Recently OECD’s Multilateral Instrument (MLI) to collect or retain revenues was signed by 67 countries, including India, in Paris.

What is OECD?

  • The Organisation for Economic Co-operation and Development is an intergovernmental economic organisation.
  • It has 35 member countries, India is not a member of this organization.
  • It was founded in 1960 to stimulate economic progress and world trade.
  • It is a forum of countries describing themselves as committed to democracy and the market economy.
  • Most OECD members are high-income economies with a very high Human Development Index (HDI) and are regarded as developed countries.

What is BEPS?

  • Base Erosion and Profit Shifting (BEPS)  refers to those instances where  gaps between different tax rules leads to tax avoidance causing harm to the government.
  • Due to gaps in application of the bilateral tax treaties, cross border activities may go untaxed in any of the two countries.
  • No or low tax is paid by shifting profits to low tax jurisdictions and shifting losses and high expenditures to high tax jurisdictions.
  • Further, the spread of the digital economy has also posed challenges for international taxation.
  • Over the years, the MNCs have artificially reduced their corporate tax outgo by shifting to lower tax jurisdictions.

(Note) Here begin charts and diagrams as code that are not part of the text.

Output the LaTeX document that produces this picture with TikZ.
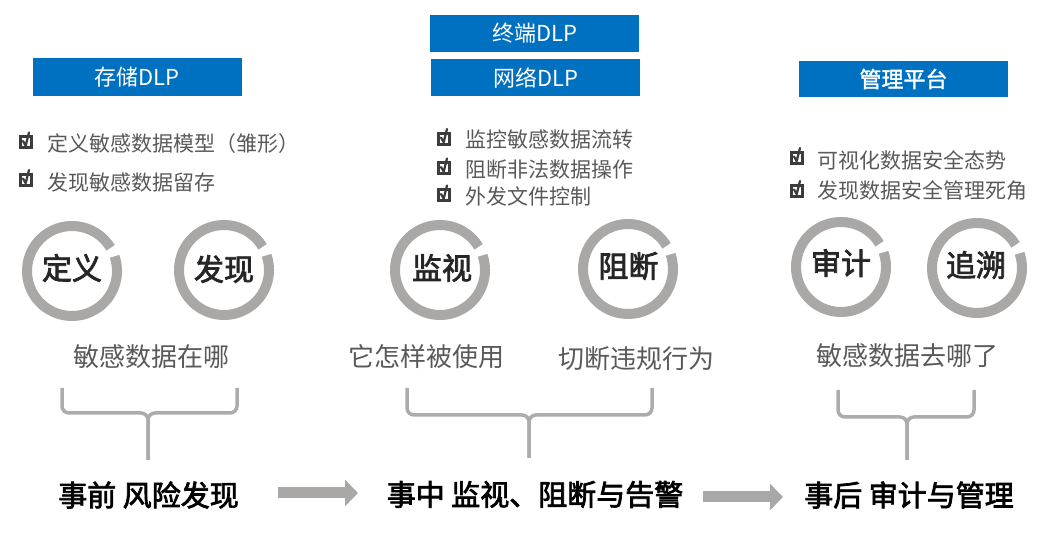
\documentclass[tikz,border=0pt]{standalone}
\usepackage{fontspec}
\setmainfont{Noto Sans CJK SC}
\newfontfamily\medfont[FakeBold=2.5]{Noto Sans CJK SC}
\newfontfamily\semifont[FakeBold=1.5]{Noto Sans CJK SC}
\usetikzlibrary{arrows.meta}
\definecolor{dlpblue}{RGB}{0,112,192}
\definecolor{ringgray}{RGB}{170,167,167}
\definecolor{bracegray}{RGB}{172,172,172}
\definecolor{txtgray}{RGB}{89,89,89}
\definecolor{chkdark}{RGB}{60,60,60}
\tikzset{
 pics/chkbox/.style={code={
   \draw[chkdark,line width=3pt] (-5.5,-5.5) rectangle (5.5,5.5);
   \draw[chkdark,line width=2.2pt,line cap=round,line join=round] (-3,1.5) -- (-0.3,-3.2) -- (3,10);
 }},
 hdr/.style={fill=dlpblue,text=white,minimum width=209pt,minimum height=37pt,inner sep=0pt,font=\fontsize{22}{26}\selectfont},
 item/.style={anchor=west,text=txtgray,inner sep=0pt,font=\fontsize{21}{25}\selectfont},
 ring/.style={draw=ringgray,line width=10pt},
 ringlbl/.style={text=black!85,inner sep=0pt,font=\fontsize{30}{34}\medfont},
 qlbl/.style={text=txtgray,inner sep=0pt,font=\fontsize{26}{30}\selectfont},
 phase/.style={text=black,inner sep=0pt,font=\fontsize{29}{33}\medfont},
 brace/.style={draw=bracegray,line width=3.5pt,rounded corners=7pt},
 blockarrow/.style={draw=ringgray,line width=11pt,-{Triangle[width=26pt,length=13pt]}},
}
\begin{document}
\begin{tikzpicture}[x=1pt,y=1pt]
\useasboundingbox (0,0) rectangle (1049,534);
% header boxes
\node[hdr,minimum height=38pt] (h1) at (137,457) {存储DLP};
\node[hdr] (h2) at (534.5,500.5) {终端DLP};
\node[hdr] (h3) at (535.5,456.5) {网络DLP};
\node[hdr,minimum height=36pt,font=\fontsize{22}{26}\semifont] (h4) at (903.5,455) {管理平台};
% check lists
\pic at (26,391.5) {chkbox};
\node[item] (l1) at (47,390) {定义敏感数据模型（雏形）};
\pic at (26,354) {chkbox};
\node[item] (l2) at (47,351) {发现敏感数据留存};
\pic at (444,395) {chkbox};
\node[item] (m1) at (465,394) {监控敏感数据流转};
\pic at (444,365.5) {chkbox};
\node[item] (m2) at (465,364.5) {阻断非法数据操作};
\pic at (444,338.5) {chkbox};
\node[item] (m3) at (465,337.5) {外发文件控制};
\pic at (797,376) {chkbox};
\node[item] (r1) at (817,374) {可视化数据安全态势};
\pic at (797,343) {chkbox};
\node[item] (r2) at (817,344) {发现数据安全管理死角};
% rings
\foreach \cx/\cy in {72/263,224/264,440/264,628/265,841/267,977/266}{
  \draw[ring] (\cx,\cy) ++(31:45) arc[start angle=31,end angle=379,radius=45];
}
\node[ringlbl] (c1) at (72,266) {定义};
\node[ringlbl] (c2) at (224,265) {发现};
\node[ringlbl] (c3) at (442,266) {监视};
\node[ringlbl] (c4) at (628.5,268) {阻断};
\node[ringlbl] (c5) at (841,271) {审计};
\node[ringlbl] (c6) at (976,269) {追溯};
% question labels
\node[qlbl] (q1) at (151,177) {敏感数据在哪};
\node[qlbl] (q2) at (426,177) {它怎样被使用};
\node[qlbl] (q3) at (636,175.5) {切断违规行为};
\node[qlbl] (q4) at (907.5,178.5) {敏感数据去哪了};
% braces
\draw[brace] (62,146) -- (62,121) -- (148,121) -- (148,74);
\draw[brace] (237,146) -- (237,121) -- (148,121) -- (148,74);
\draw[brace] (407,146) -- (407,119) -- (529,119) -- (529,76);
\draw[brace] (652,146) -- (652,119) -- (529,119) -- (529,76);
\draw[brace] (838,144) -- (838,117) -- (907,117) -- (907,74);
\draw[brace] (974,144) -- (974,117) -- (907,117) -- (907,74);
% phases
\node[phase] (t1) at (148.5,39) {事前 风险发现};
\node[phase] (t2) at (535,39.5) {事中 监视、阻断与告警};
\node[phase] (t3) at (909,39) {事后 审计与管理};
\coordinate (a1s) at (278,41);
\coordinate (a1e) at (358,41);
\coordinate (a2s) at (703,37);
\coordinate (a2e) at (783,37);
\draw[blockarrow] (a1s) -- (a1e);
\draw[blockarrow] (a2s) -- (a2e);
\end{tikzpicture}
\end{document}
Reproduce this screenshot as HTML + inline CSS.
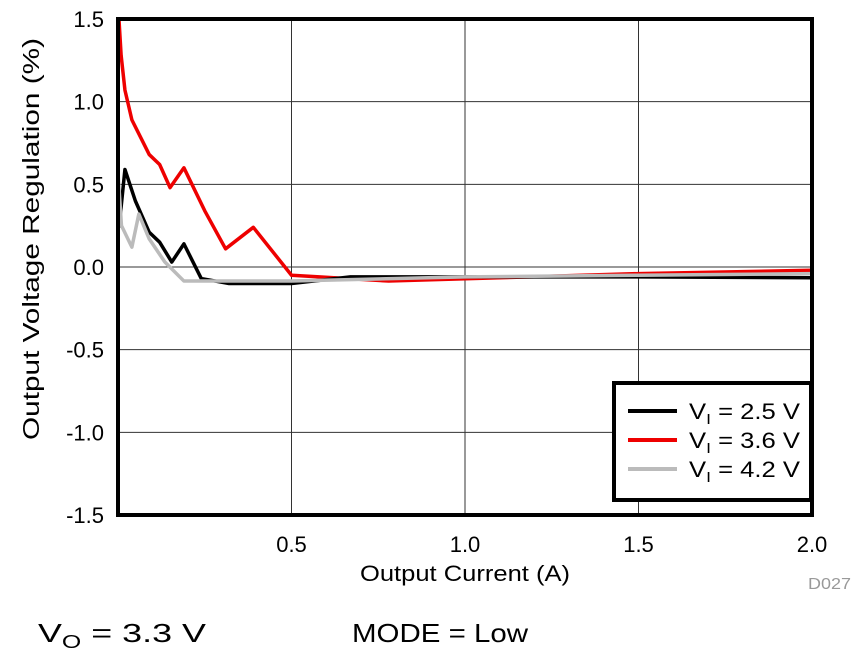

What is the present initiative by OECD?

  • The OECD’s Base Erosion and Profit Shifting (BEPS) project is done to reduce global tax burdens through hybrid arrangements, transfer pricing and permanent establishments. 
  • Broadly there are two initiatives
  1. Inclusive Framework for BEPS
  2. Global Forum on Tax Transparency(GFTT)

What is MLI about?

  • The MLI’s Action 15 of BEPS, objective is to simultaneously modify bilateral tax treaties of countries that sign the MLI.
  • This enables BEPS Actions to take immediate effect instead of through a slower process of modifying bilateral treaties.
  • The MLI document is additional to a bilateral treaty and does not replace the latter.
  • There are minimum standards to be met by every country before signing the MLI
  • there is also considerable flexibility allowing a signatory to register its reservations on selected aspects of the MLI

What are constrains on MLI Implementation?

  • There is more transparency needed on the working of the MLI
  • There is pressure on countries for, when countries do not sign the MLI.
  • This is not the Final solution, there is continuing need for specialised platforms.
  • This is not universal, that is it is not an international taxation.

What is the role of India in OECD policy?

  • In GFTT which India is in a key position and is participating on equal footing with OECD members. 
  • India has not signed on to mandatory arbitration which it should reconsider.
  •  India played a lead role in the MLI.
  • It comprises a good step for India in benchmarking itself in international taxation.
  • India’s participation should continue at the highest knowledge level for its success.